Directions: Word for word, copy all the data and drop the pictures.

[begin Provided material]

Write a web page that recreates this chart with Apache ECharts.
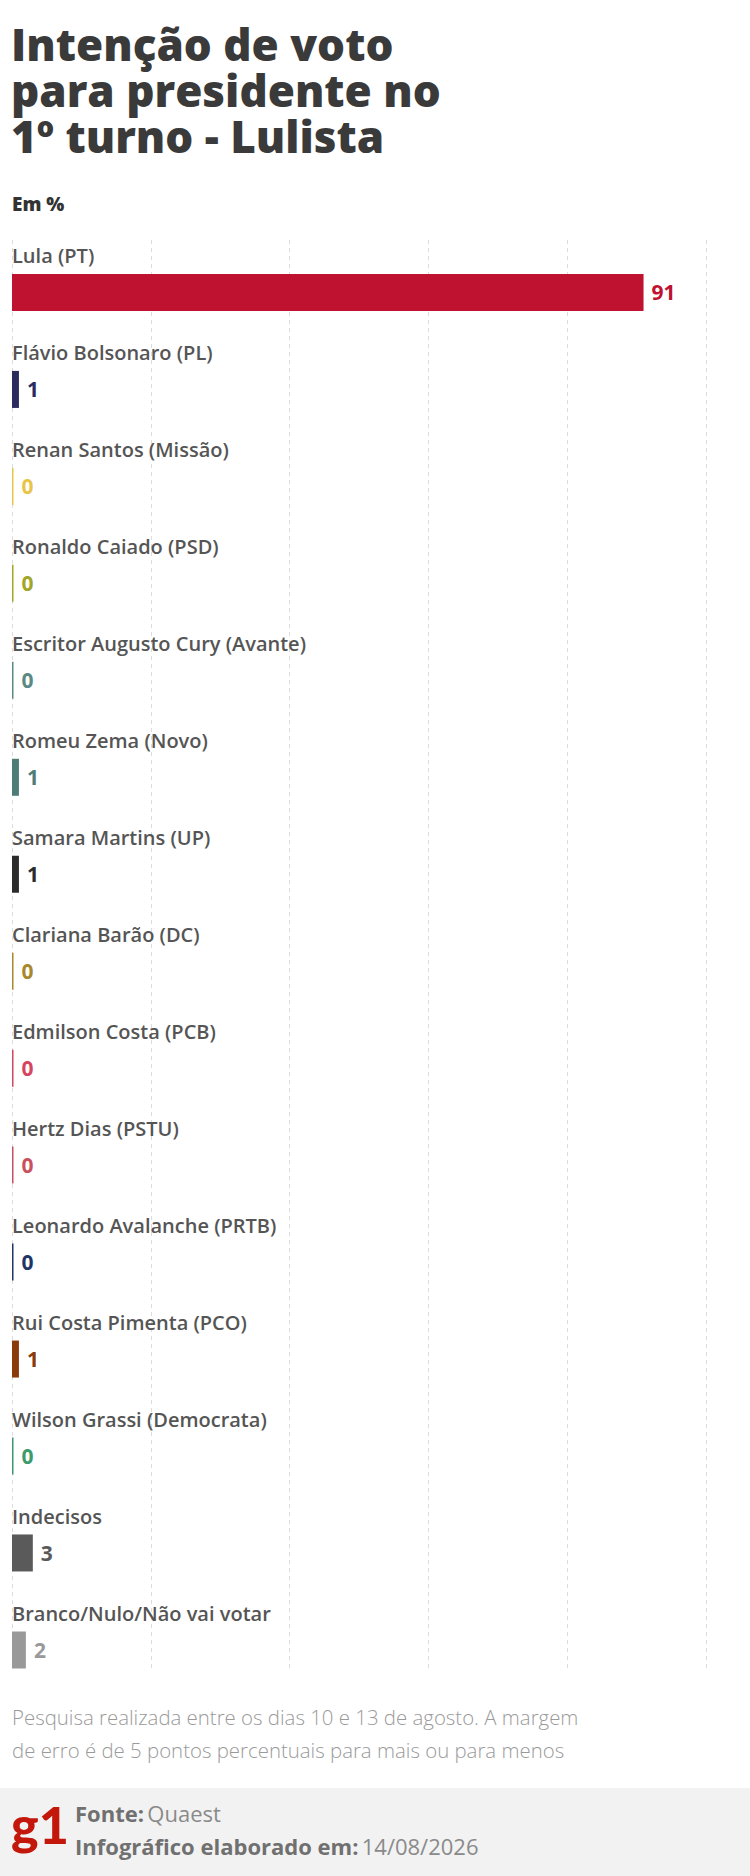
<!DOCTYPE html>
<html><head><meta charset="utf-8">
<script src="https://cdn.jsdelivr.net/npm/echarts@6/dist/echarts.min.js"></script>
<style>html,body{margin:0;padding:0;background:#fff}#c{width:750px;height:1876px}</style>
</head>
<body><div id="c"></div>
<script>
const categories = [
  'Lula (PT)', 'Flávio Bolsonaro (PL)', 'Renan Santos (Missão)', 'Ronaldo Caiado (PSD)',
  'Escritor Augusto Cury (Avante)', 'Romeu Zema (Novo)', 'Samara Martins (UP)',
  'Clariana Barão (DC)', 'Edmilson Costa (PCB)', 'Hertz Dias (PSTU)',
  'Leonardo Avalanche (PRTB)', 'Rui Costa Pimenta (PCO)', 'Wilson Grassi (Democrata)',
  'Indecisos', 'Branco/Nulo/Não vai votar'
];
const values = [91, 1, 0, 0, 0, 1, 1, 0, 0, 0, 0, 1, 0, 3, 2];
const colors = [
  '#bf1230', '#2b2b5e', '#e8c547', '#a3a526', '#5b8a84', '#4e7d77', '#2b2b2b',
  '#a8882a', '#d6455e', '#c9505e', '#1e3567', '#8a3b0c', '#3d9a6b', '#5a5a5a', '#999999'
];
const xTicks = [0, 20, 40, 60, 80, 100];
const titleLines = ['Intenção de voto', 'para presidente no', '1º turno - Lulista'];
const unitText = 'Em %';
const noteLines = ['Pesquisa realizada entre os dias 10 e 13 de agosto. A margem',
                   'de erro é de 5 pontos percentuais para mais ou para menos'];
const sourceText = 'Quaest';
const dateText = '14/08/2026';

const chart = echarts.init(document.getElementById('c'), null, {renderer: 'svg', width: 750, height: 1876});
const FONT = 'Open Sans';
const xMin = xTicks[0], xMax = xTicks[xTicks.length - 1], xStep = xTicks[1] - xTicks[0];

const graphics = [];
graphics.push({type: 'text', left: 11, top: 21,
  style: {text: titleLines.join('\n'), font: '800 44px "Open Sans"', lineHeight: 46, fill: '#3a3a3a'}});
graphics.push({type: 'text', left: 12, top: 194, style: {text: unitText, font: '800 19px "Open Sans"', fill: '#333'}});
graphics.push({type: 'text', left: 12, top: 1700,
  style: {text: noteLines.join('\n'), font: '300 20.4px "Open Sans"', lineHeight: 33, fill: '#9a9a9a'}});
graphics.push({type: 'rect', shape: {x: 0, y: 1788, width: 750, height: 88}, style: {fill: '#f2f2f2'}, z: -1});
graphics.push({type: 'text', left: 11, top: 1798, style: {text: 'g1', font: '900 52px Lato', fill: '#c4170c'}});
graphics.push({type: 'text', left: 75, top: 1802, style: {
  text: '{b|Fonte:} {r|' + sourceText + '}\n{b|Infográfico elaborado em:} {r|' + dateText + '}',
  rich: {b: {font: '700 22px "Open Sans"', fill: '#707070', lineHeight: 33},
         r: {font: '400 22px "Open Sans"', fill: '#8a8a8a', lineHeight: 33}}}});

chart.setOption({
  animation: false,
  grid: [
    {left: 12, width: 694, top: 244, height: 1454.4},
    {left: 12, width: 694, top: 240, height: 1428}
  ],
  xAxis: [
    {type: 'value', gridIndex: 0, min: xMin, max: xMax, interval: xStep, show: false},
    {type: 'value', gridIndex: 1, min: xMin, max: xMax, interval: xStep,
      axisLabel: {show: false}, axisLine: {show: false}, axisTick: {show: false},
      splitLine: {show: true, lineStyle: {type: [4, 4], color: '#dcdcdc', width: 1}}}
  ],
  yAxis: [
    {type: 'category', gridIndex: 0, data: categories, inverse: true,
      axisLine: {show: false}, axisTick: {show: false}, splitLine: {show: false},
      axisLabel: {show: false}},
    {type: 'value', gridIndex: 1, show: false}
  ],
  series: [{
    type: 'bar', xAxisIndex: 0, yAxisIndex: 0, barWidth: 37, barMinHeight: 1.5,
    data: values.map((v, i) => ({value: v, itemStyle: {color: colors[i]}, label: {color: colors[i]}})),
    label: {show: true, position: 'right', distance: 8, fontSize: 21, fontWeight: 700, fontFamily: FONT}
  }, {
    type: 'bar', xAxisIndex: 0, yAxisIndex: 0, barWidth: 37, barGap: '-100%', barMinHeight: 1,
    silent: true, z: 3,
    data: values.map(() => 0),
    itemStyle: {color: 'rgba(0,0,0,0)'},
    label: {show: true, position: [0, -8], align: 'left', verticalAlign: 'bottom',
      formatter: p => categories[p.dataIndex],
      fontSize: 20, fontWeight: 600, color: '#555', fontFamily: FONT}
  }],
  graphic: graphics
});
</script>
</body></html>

[end Provided material]

Result below:
Write a web page that recreates this chart with Apache ECharts.
<!DOCTYPE html>
<html><head><meta charset="utf-8">
<script src="https://cdn.jsdelivr.net/npm/echarts@6/dist/echarts.min.js"></script>
<style>html,body{margin:0;padding:0;background:#fff}#c{width:750px;height:1876px}</style>
</head>
<body><div id="c"></div>
<script>
const categories = [
  'Lula (PT)', 'Flávio Bolsonaro (PL)', 'Renan Santos (Missão)', 'Ronaldo Caiado (PSD)',
  'Escritor Augusto Cury (Avante)', 'Romeu Zema (Novo)', 'Samara Martins (UP)',
  'Clariana Barão (DC)', 'Edmilson Costa (PCB)', 'Hertz Dias (PSTU)',
  'Leonardo Avalanche (PRTB)', 'Rui Costa Pimenta (PCO)', 'Wilson Grassi (Democrata)',
  'Indecisos', 'Branco/Nulo/Não vai votar'
];
const values = [91, 1, 0, 0, 0, 1, 1, 0, 0, 0, 0, 1, 0, 3, 2];
const colors = [
  '#bf1230', '#2b2b5e', '#e8c547', '#a3a526', '#5b8a84', '#4e7d77', '#2b2b2b',
  '#a8882a', '#d6455e', '#c9505e', '#1e3567', '#8a3b0c', '#3d9a6b', '#5a5a5a', '#999999'
];
const xTicks = [0, 20, 40, 60, 80, 100];
const titleLines = ['Intenção de voto', 'para presidente no', '1º turno - Lulista'];
const unitText = 'Em %';
const noteLines = ['Pesquisa realizada entre os dias 10 e 13 de agosto. A margem',
                   'de erro é de 5 pontos percentuais para mais ou para menos'];
const sourceText = 'Quaest';
const dateText = '14/08/2026';

const chart = echarts.init(document.getElementById('c'), null, {renderer: 'svg', width: 750, height: 1876});
const FONT = 'Open Sans';
const xMin = xTicks[0], xMax = xTicks[xTicks.length - 1], xStep = xTicks[1] - xTicks[0];

const graphics = [];
graphics.push({type: 'text', left: 11, top: 21,
  style: {text: titleLines.join('\n'), font: '800 44px "Open Sans"', lineHeight: 46, fill: '#3a3a3a'}});
graphics.push({type: 'text', left: 12, top: 194, style: {text: unitText, font: '800 19px "Open Sans"', fill: '#333'}});
graphics.push({type: 'text', left: 12, top: 1700,
  style: {text: noteLines.join('\n'), font: '300 20.4px "Open Sans"', lineHeight: 33, fill: '#9a9a9a'}});
graphics.push({type: 'rect', shape: {x: 0, y: 1788, width: 750, height: 88}, style: {fill: '#f2f2f2'}, z: -1});
graphics.push({type: 'text', left: 11, top: 1798, style: {text: 'g1', font: '900 52px Lato', fill: '#c4170c'}});
graphics.push({type: 'text', left: 75, top: 1802, style: {
  text: '{b|Fonte:} {r|' + sourceText + '}\n{b|Infográfico elaborado em:} {r|' + dateText + '}',
  rich: {b: {font: '700 22px "Open Sans"', fill: '#707070', lineHeight: 33},
         r: {font: '400 22px "Open Sans"', fill: '#8a8a8a', lineHeight: 33}}}});

chart.setOption({
  animation: false,
  grid: [
    {left: 12, width: 694, top: 244, height: 1454.4},
    {left: 12, width: 694, top: 240, height: 1428}
  ],
  xAxis: [
    {type: 'value', gridIndex: 0, min: xMin, max: xMax, interval: xStep, show: false},
    {type: 'value', gridIndex: 1, min: xMin, max: xMax, interval: xStep,
      axisLabel: {show: false}, axisLine: {show: false}, axisTick: {show: false},
      splitLine: {show: true, lineStyle: {type: [4, 4], color: '#dcdcdc', width: 1}}}
  ],
  yAxis: [
    {type: 'category', gridIndex: 0, data: categories, inverse: true,
      axisLine: {show: false}, axisTick: {show: false}, splitLine: {show: false},
      axisLabel: {show: false}},
    {type: 'value', gridIndex: 1, show: false}
  ],
  series: [{
    type: 'bar', xAxisIndex: 0, yAxisIndex: 0, barWidth: 37, barMinHeight: 1.5,
    data: values.map((v, i) => ({value: v, itemStyle: {color: colors[i]}, label: {color: colors[i]}})),
    label: {show: true, position: 'right', distance: 8, fontSize: 21, fontWeight: 700, fontFamily: FONT}
  }, {
    type: 'bar', xAxisIndex: 0, yAxisIndex: 0, barWidth: 37, barGap: '-100%', barMinHeight: 1,
    silent: true, z: 3,
    data: values.map(() => 0),
    itemStyle: {color: 'rgba(0,0,0,0)'},
    label: {show: true, position: [0, -8], align: 'left', verticalAlign: 'bottom',
      formatter: p => categories[p.dataIndex],
      fontSize: 20, fontWeight: 600, color: '#555', fontFamily: FONT}
  }],
  graphic: graphics
});
</script>
</body></html>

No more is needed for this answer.